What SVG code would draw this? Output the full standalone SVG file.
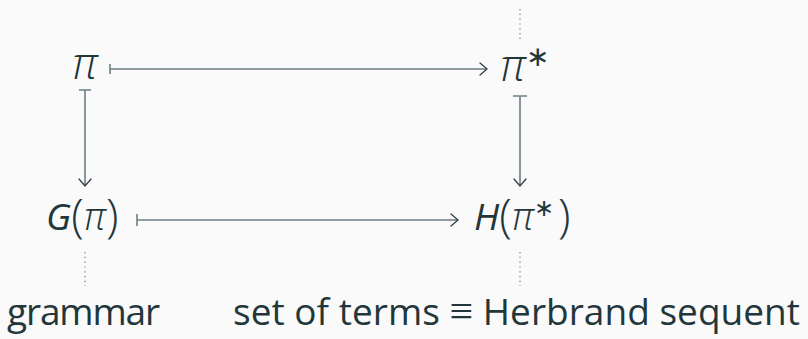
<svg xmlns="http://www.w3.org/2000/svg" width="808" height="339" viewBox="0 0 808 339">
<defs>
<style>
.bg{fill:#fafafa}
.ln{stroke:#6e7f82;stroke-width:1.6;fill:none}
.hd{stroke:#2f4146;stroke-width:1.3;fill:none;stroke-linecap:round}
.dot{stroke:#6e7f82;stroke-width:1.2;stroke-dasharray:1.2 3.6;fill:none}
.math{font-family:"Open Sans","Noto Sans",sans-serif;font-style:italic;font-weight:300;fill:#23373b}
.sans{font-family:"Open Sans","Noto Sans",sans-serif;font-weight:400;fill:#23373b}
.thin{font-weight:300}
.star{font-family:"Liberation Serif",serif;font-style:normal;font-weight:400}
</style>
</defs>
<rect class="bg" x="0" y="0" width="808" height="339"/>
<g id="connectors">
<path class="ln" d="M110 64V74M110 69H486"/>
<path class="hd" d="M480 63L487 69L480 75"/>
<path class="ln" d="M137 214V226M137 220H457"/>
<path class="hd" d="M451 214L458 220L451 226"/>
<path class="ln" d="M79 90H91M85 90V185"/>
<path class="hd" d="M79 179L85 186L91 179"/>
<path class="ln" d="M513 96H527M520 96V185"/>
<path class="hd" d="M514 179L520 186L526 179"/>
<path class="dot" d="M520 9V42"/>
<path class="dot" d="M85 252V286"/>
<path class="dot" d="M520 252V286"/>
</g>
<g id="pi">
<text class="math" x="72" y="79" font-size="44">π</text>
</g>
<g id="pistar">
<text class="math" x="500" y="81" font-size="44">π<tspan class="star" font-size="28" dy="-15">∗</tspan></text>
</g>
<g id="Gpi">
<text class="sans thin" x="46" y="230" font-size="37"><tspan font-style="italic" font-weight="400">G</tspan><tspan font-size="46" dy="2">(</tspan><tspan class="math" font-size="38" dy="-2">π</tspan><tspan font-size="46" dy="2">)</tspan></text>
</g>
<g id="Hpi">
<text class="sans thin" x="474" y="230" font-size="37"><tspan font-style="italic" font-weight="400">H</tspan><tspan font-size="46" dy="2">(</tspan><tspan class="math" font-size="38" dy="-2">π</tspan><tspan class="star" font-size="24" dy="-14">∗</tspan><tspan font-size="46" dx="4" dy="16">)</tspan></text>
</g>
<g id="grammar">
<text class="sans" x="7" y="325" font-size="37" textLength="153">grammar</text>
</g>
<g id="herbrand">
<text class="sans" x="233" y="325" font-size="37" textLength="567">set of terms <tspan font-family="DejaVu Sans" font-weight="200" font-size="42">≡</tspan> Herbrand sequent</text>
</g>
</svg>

————————

- Challenge -
Word for word, quote the lines above. Omit the pictures.

- Worked answer -
What SVG code would draw this? Output the full standalone SVG file.
<svg xmlns="http://www.w3.org/2000/svg" width="808" height="339" viewBox="0 0 808 339">
<defs>
<style>
.bg{fill:#fafafa}
.ln{stroke:#6e7f82;stroke-width:1.6;fill:none}
.hd{stroke:#2f4146;stroke-width:1.3;fill:none;stroke-linecap:round}
.dot{stroke:#6e7f82;stroke-width:1.2;stroke-dasharray:1.2 3.6;fill:none}
.math{font-family:"Open Sans","Noto Sans",sans-serif;font-style:italic;font-weight:300;fill:#23373b}
.sans{font-family:"Open Sans","Noto Sans",sans-serif;font-weight:400;fill:#23373b}
.thin{font-weight:300}
.star{font-family:"Liberation Serif",serif;font-style:normal;font-weight:400}
</style>
</defs>
<rect class="bg" x="0" y="0" width="808" height="339"/>
<g id="connectors">
<path class="ln" d="M110 64V74M110 69H486"/>
<path class="hd" d="M480 63L487 69L480 75"/>
<path class="ln" d="M137 214V226M137 220H457"/>
<path class="hd" d="M451 214L458 220L451 226"/>
<path class="ln" d="M79 90H91M85 90V185"/>
<path class="hd" d="M79 179L85 186L91 179"/>
<path class="ln" d="M513 96H527M520 96V185"/>
<path class="hd" d="M514 179L520 186L526 179"/>
<path class="dot" d="M520 9V42"/>
<path class="dot" d="M85 252V286"/>
<path class="dot" d="M520 252V286"/>
</g>
<g id="pi">
<text class="math" x="72" y="79" font-size="44">π</text>
</g>
<g id="pistar">
<text class="math" x="500" y="81" font-size="44">π<tspan class="star" font-size="28" dy="-15">∗</tspan></text>
</g>
<g id="Gpi">
<text class="sans thin" x="46" y="230" font-size="37"><tspan font-style="italic" font-weight="400">G</tspan><tspan font-size="46" dy="2">(</tspan><tspan class="math" font-size="38" dy="-2">π</tspan><tspan font-size="46" dy="2">)</tspan></text>
</g>
<g id="Hpi">
<text class="sans thin" x="474" y="230" font-size="37"><tspan font-style="italic" font-weight="400">H</tspan><tspan font-size="46" dy="2">(</tspan><tspan class="math" font-size="38" dy="-2">π</tspan><tspan class="star" font-size="24" dy="-14">∗</tspan><tspan font-size="46" dx="4" dy="16">)</tspan></text>
</g>
<g id="grammar">
<text class="sans" x="7" y="325" font-size="37" textLength="153">grammar</text>
</g>
<g id="herbrand">
<text class="sans" x="233" y="325" font-size="37" textLength="567">set of terms <tspan font-family="DejaVu Sans" font-weight="200" font-size="42">≡</tspan> Herbrand sequent</text>
</g>
</svg>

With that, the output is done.